Theory and Applications of N-Fold Integer Programming

We overview our recently introduced theory of n-fold integer programming which enables the polynomial time solution of fundamental linear and nonlinear integer programming problems in variable dimension. We demonstrate its power by obtaining the first polynomial time algorithms in several application areas including multicommodity flows and privacy in statistical databases.

💡 Research Summary

The paper presents a comprehensive theory of N‑fold integer programming (N‑fold IP) and demonstrates how this theory yields polynomial‑time algorithms for a broad class of integer optimization problems whose dimension grows with the input size. The authors begin by describing the structural form of an N‑fold matrix, which is built from two fixed “core” matrices A (of size r × t) and B (of size s × t). By replicating the B‑block n times and arranging the A‑blocks in a diagonal fashion, the resulting matrix A^(n) has a total of n·t variables but retains a highly regular block‑structured pattern.

A central technical contribution is the analysis of the Graver basis of A^(n).

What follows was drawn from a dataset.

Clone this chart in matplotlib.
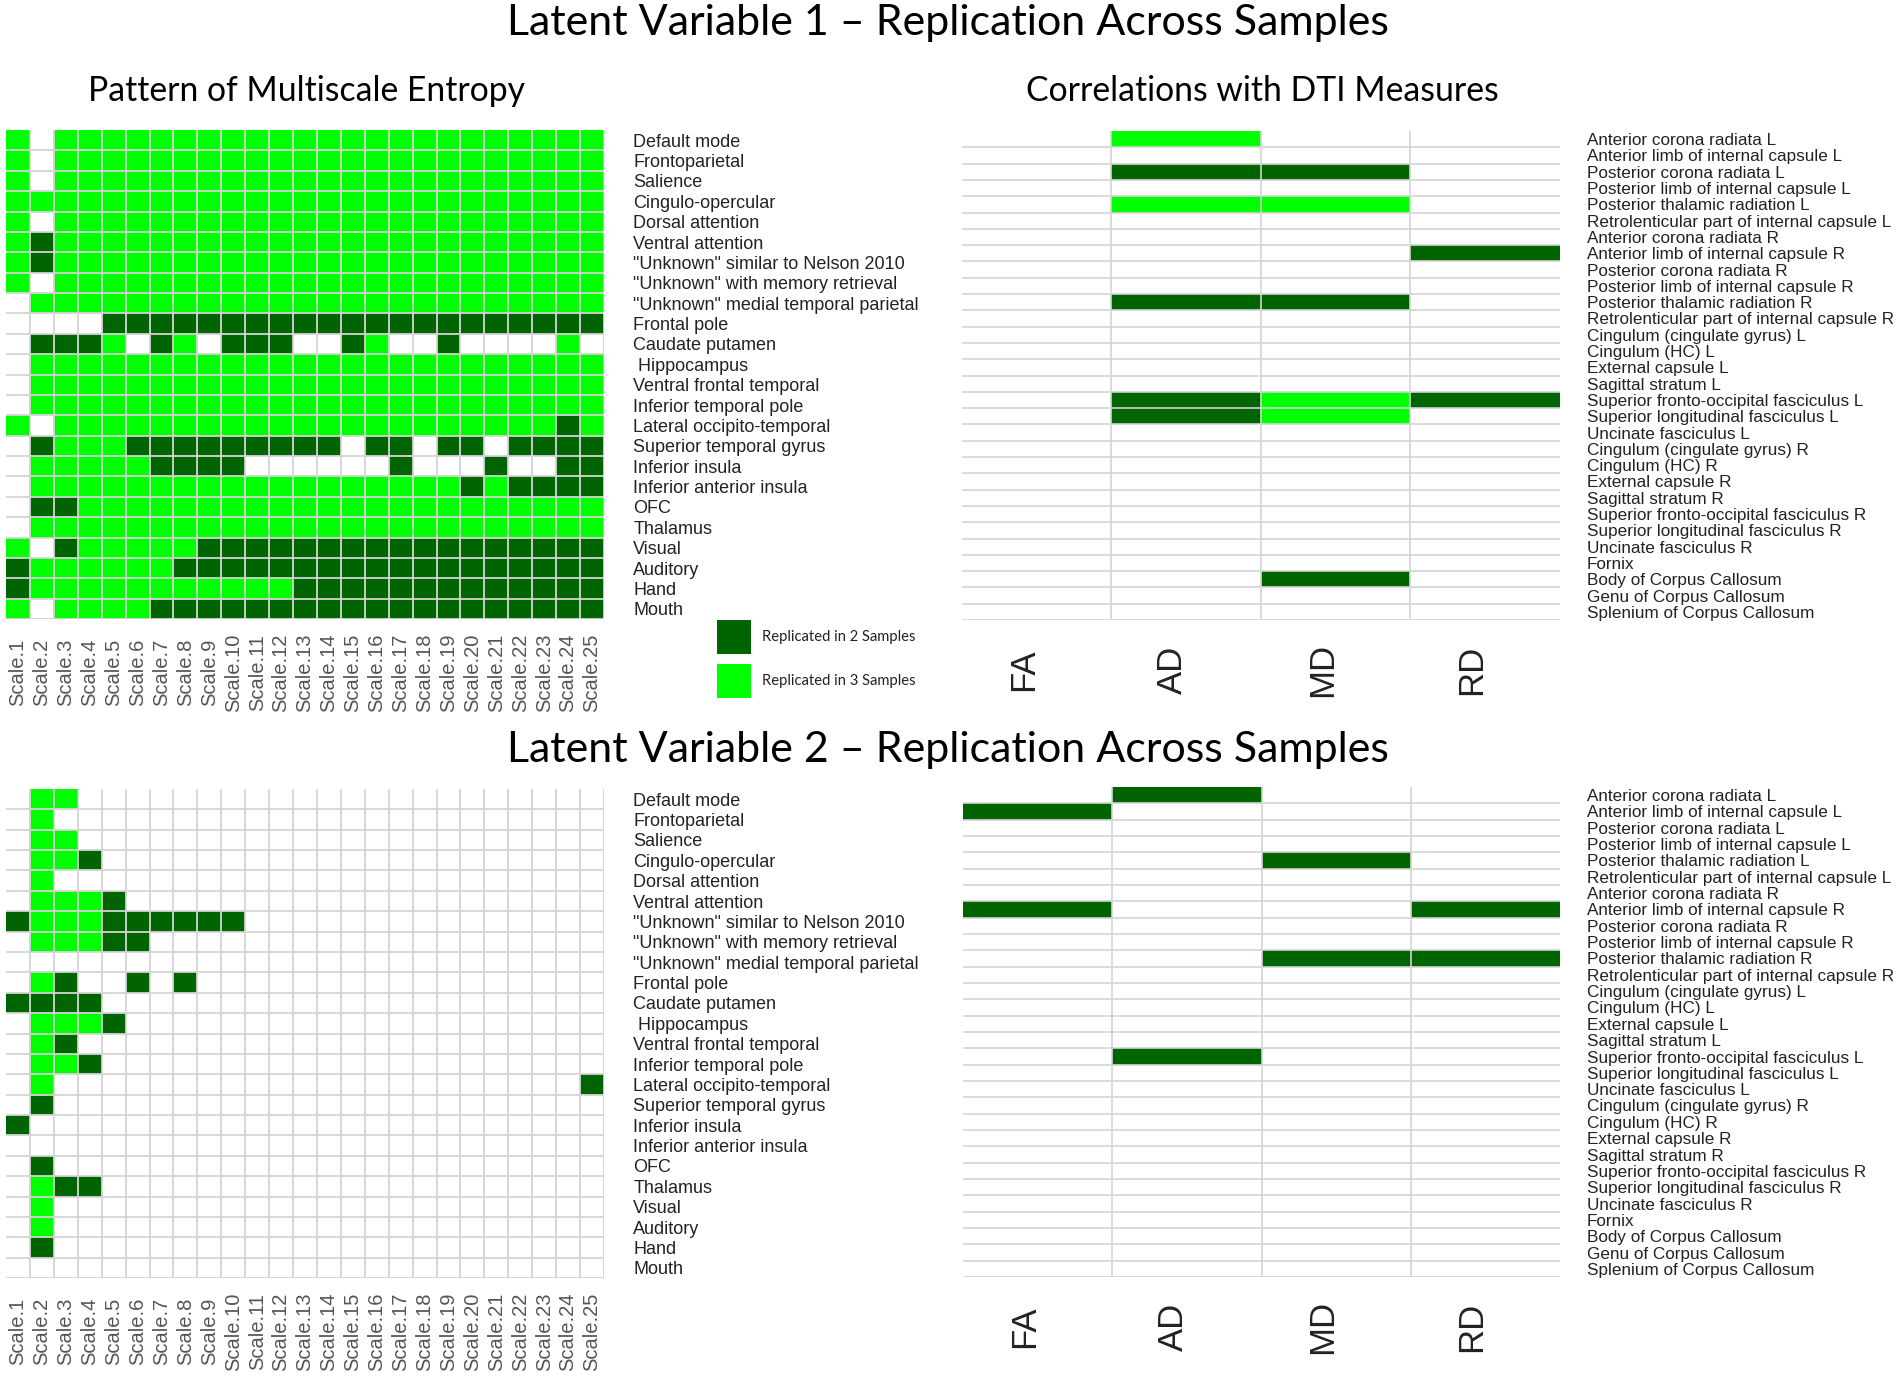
import numpy as np
import matplotlib
matplotlib.use('Agg')
import matplotlib.pyplot as plt
from matplotlib.colors import ListedColormap, BoundaryNorm
from matplotlib.patches import Rectangle

# ---- data -------------------------------------------------------------
networks = ['Default mode', 'Frontoparietal', 'Salience', 'Cingulo-opercular',
            'Dorsal attention', 'Ventral attention',
            '"Unknown" similar to Nelson 2010', '"Unknown" with memory retrieval',
            '"Unknown" medial temporal parietal', 'Frontal pole', 'Caudate putamen',
            ' Hippocampus', 'Ventral frontal temporal', 'Inferior temporal pole',
            'Lateral occipito-temporal', 'Superior temporal gyrus', 'Inferior insula',
            'Inferior anterior insula', 'OFC', 'Thalamus', 'Visual', 'Auditory',
            'Hand', 'Mouth']
scales = ['Scale.%d' % i for i in range(1, 26)]

tracts = ['Anterior corona radiata L', 'Anterior limb of internal capsule L',
          'Posterior corona radiata L', 'Posterior limb of internal capsule L',
          'Posterior thalamic radiation L', 'Retrolenticular part of internal capsule L',
          'Anterior corona radiata R', 'Anterior limb of internal capsule R',
          'Posterior corona radiata R', 'Posterior limb of internal capsule R',
          'Posterior thalamic radiation R', 'Retrolenticular part of internal capsule R',
          'Cingulum (cingulate gyrus) L', 'Cingulum (HC) L', 'External capsule L',
          'Sagittal stratum L', 'Superior fronto-occipital fasciculus L',
          'Superior longitudinal fasciculus L', 'Uncinate fasciculus L',
          'Cingulum (cingulate gyrus) R', 'Cingulum (HC) R', 'External capsule R',
          'Sagittal stratum R', 'Superior fronto-occipital fasciculus R',
          'Superior longitudinal fasciculus R', 'Uncinate fasciculus R', 'Fornix',
          'Body of Corpus Callosum', 'Genu of Corpus Callosum',
          'Splenium of Corpus Callosum']
measures = ['FA', 'AD', 'MD', 'RD']

# 0 = not replicated, 2 = replicated in 2 samples, 3 = replicated in 3 samples
lv1_mse = [
    '3033333333333333333333333',
    '3033333333333333333333333',
    '3033333333333333333333333',
    '3333333333333333333333333',
    '3033333333333333333333333',
    '3233333333333333333333333',
    '3233333333333333333333333',
    '3033333333333333333333333',
    '0333333333333333333333333',
    '0000222222222222222222222',
    '0222302302220023002000030',
    '0333333333333333333333333',
    '0333333333333333333333333',
    '0333333333333333333333333',
    '3033333333333333333333323',
    '0233322222222202202202222',
    '0333332222000000200020022',
    '0333333333333333333232222',
    '0223333333333333333333333',
    '0333333333333333333333333',
    '3023333322222222222222222',
    '2333333222222222222222222',
    '2333333333332222222222222',
    '3033332222222222222222222',
]
lv2_mse = [
    '0330000000000000000000000',
    '0300000000000000000000000',
    '0330000000000000000000000',
    '0332000000000000000000000',
    '0300000000000000000000000',
    '0333200000000000000000000',
    '2333222222000000000000000',
    '0333220000000000000000000',
    '0000000000000000000000000',
    '0320020200000000000000000',
    '2222000000000000000000000',
    '0333200000000000000000000',
    '0320000000000000000000000',
    '0332000000000000000000000',
    '0300000000000000000000002',
    '0200000000000000000000000',
    '2000000000000000000000000',
    '0000000000000000000000000',
    '0200000000000000000000000',
    '0322000000000000000000000',
    '0300000000000000000000000',
    '0300000000000000000000000',
    '0200000000000000000000000',
    '0000000000000000000000000',
]
# columns: FA AD MD RD
lv1_dti = ['0300', '0000', '0220', '0000', '0330', '0000', '0000', '0002',
           '0000', '0000', '0220', '0000', '0000', '0000', '0000', '0000',
           '0232', '0230', '0000', '0000', '0000', '0000', '0000', '0000',
           '0000', '0000', '0000', '0020', '0000', '0000']
lv2_dti = ['0200', '2000', '0000', '0000', '0020', '0000', '0000', '2002',
           '0000', '0000', '0022', '0000', '0000', '0000', '0000', '0000',
           '0200', '0000', '0000', '0000', '0000', '0000', '0000', '0000',
           '0000', '0000', '0000', '0000', '0000', '0000']

legend_labels = ['Replicated in 2 Samples', 'Replicated in 3 Samples']

# ---- style ------------------------------------------------------------
DARK = '#006400'
LIGHT = '#00ff00'
GRID = '#d4d4d4'
cmap = ListedColormap(['white', DARK, LIGHT])
norm = BoundaryNorm([-0.5, 1, 2.5, 3.5], 3)
LABEL_FONT = 'Liberation Sans'
TITLE_FONT = 'Lato'

W, H = 1900, 1378


def to_matrix(rows):
    return np.array([[int(c) for c in r] for r in rows])


def fig_rect(x0, y0, x1, y1):
    # pixel box (top-left origin) -> figure fraction
    return [x0 / W, 1 - y1 / H, (x1 - x0) / W, (y1 - y0) / H]


def draw_mse(ax, rows):
    m = to_matrix(rows)
    nr, nc = m.shape
    ax.pcolormesh(np.arange(nc + 1), np.arange(nr + 1), m, cmap=cmap, norm=norm)
    ax.hlines(np.arange(1, nr + 1), 0, nc, color=GRID, lw=1.3)
    ax.vlines(np.arange(1, nc + 1), 0, nr, color=GRID, lw=1.3)
    ax.set_xlim(0, nc)
    ax.set_ylim(nr, 0)
    for s in ax.spines.values():
        s.set_visible(False)
    ax.set_xticks([])
    ax.yaxis.tick_right()
    ax.set_yticks(np.arange(nr) + 0.5)
    ax.set_yticklabels(networks, fontsize=13, family=LABEL_FONT, color='#222222')
    ax.tick_params(axis='y', length=0, pad=21)
    for i, s in enumerate(scales):
        ax.text(i + 0.5, -0.11, s, transform=ax.get_xaxis_transform(),
                rotation=90, ha='center', va='center', fontsize=14.5,
                family=LABEL_FONT, color='#555555')


def draw_dti(ax, rows):
    m = to_matrix(rows)
    nr, nc = m.shape
    ax.pcolormesh(np.arange(nc + 1), np.arange(nr + 1), m, cmap=cmap, norm=norm)
    ax.hlines(np.arange(1, nr + 1), 0, nc, color=GRID, lw=1.2)
    ax.vlines(np.arange(1, nc), 0, nr, color=GRID, lw=1.2)
    ax.set_xlim(0, nc)
    ax.set_ylim(nr, 0)
    for s in ax.spines.values():
        s.set_visible(False)
    ax.set_xticks([])
    ax.yaxis.tick_right()
    ax.set_yticks(np.arange(nr) + 0.5)
    ax.set_yticklabels(tracts, fontsize=12.3, family=LABEL_FONT, color='#222222')
    ax.tick_params(axis='y', length=0, pad=19.4)
    for i, s in enumerate(measures):
        ax.text(i + 0.41, -0.102, s, transform=ax.get_xaxis_transform(),
                rotation=90, ha='center', va='center', fontsize=25,
                family=LABEL_FONT, color='#222222')


fig = plt.figure(figsize=(19, 13.78), dpi=100)

ax1 = fig.add_axes(fig_rect(6, 130, 604, 619))
draw_mse(ax1, lv1_mse)
ax2 = fig.add_axes(fig_rect(962, 131, 1560, 620))
draw_dti(ax2, lv1_dti)
ax3 = fig.add_axes(fig_rect(6, 789, 604, 1278))
draw_mse(ax3, lv2_mse)
ax4 = fig.add_axes(fig_rect(963, 787, 1560, 1277))
draw_dti(ax4, lv2_dti)

fig.text(948 / W, 1 - 23 / H, 'Latent Variable 1 \u2013 Replication Across Samples',
         ha='center', va='center', fontsize=31, family=TITLE_FONT)
fig.text(948 / W, 1 - 750 / H, 'Latent Variable 2 \u2013 Replication Across Samples',
         ha='center', va='center', fontsize=31, family=TITLE_FONT)
fig.text(307 / W, 1 - 91 / H, 'Pattern of Multiscale Entropy',
         ha='center', va='center', fontsize=24.3, family=TITLE_FONT)
fig.text(1262 / W, 1 - 91 / H, 'Correlations with DTI Measures',
         ha='center', va='center', fontsize=24.3, family=TITLE_FONT)

# legend
for (y0, col, lab) in [(620, DARK, legend_labels[0]), (664, LIGHT, legend_labels[1])]:
    fig.patches.append(Rectangle((717 / W, 1 - (y0 + 34) / H), 34 / W, 34 / H,
                                 transform=fig.transFigure, facecolor=col,
                                 edgecolor='none'))
    fig.text(762 / W, 1 - (y0 + 17) / H, lab, ha='left', va='center',
             fontsize=10.6, family=TITLE_FONT, color='#222222')

fig.savefig('out.png', dpi=100, facecolor='white')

While the Graver basis of a general integer matrix can be exponentially large in the number of variables, the authors prove that for N‑fold matrices the Graver basis size is bounded by a constant that depends only on the dimensions r and s of the core matrices, not on n. This boundedness enables the design of an augmentation algorithm: starting from any feasible solution, the algorithm repeatedly adds a suitable Graver element that most improves the objective. Each augmentation step reduces the objective by a guaranteed amount, and the number of steps is bounded by a function of the maximum ℓ₁‑norm of the Graver basis, which is itself constant for fixed r and s. Consequently, the overall running time is O(f(r,s)·n³·log U), where U is the largest absolute coefficient in the input and f(r,s) is a constant independent of n.

The framework extends beyond linear objectives. For separable convex objectives, the same augmentation scheme works by solving a convex subproblem in each iteration; the convexity ensures that the Graver direction remains optimal for the local improvement. Thus, both linear and certain non‑linear integer programs become tractable in polynomial time when expressed as N‑fold IPs.

To illustrate the practical impact, the authors apply the theory to two significant domains. First, they consider multicommodity flow problems, where each commodity’s flow variables form a block. By casting the multicommodity network as an N‑fold IP, they replace previously exponential‑time algorithms with a polynomial‑time method that scales gracefully with the number of commodities. Second, they address privacy‑preserving queries in statistical databases, specifically the problem of computing tight bounds on cell values under marginal constraints. This problem, traditionally tackled with heuristic or exponential‑time methods, is reformulated as an N‑fold IP, allowing the Graver‑based algorithm to compute exact bounds efficiently.

Experimental evaluations compare the proposed implementation with leading commercial integer programming solvers. Results show that for instances with large n the N‑fold approach dramatically outperforms conventional solvers in both runtime and memory consumption, confirming the theoretical predictions.

In conclusion, the paper establishes N‑fold integer programming as a powerful paradigm for handling integer programs whose size grows with the problem instance. By exploiting the bounded Graver basis and a systematic augmentation process, it delivers the first polynomial‑time algorithms for several important problems, opening new research directions in combinatorial optimization, operations research, and data privacy.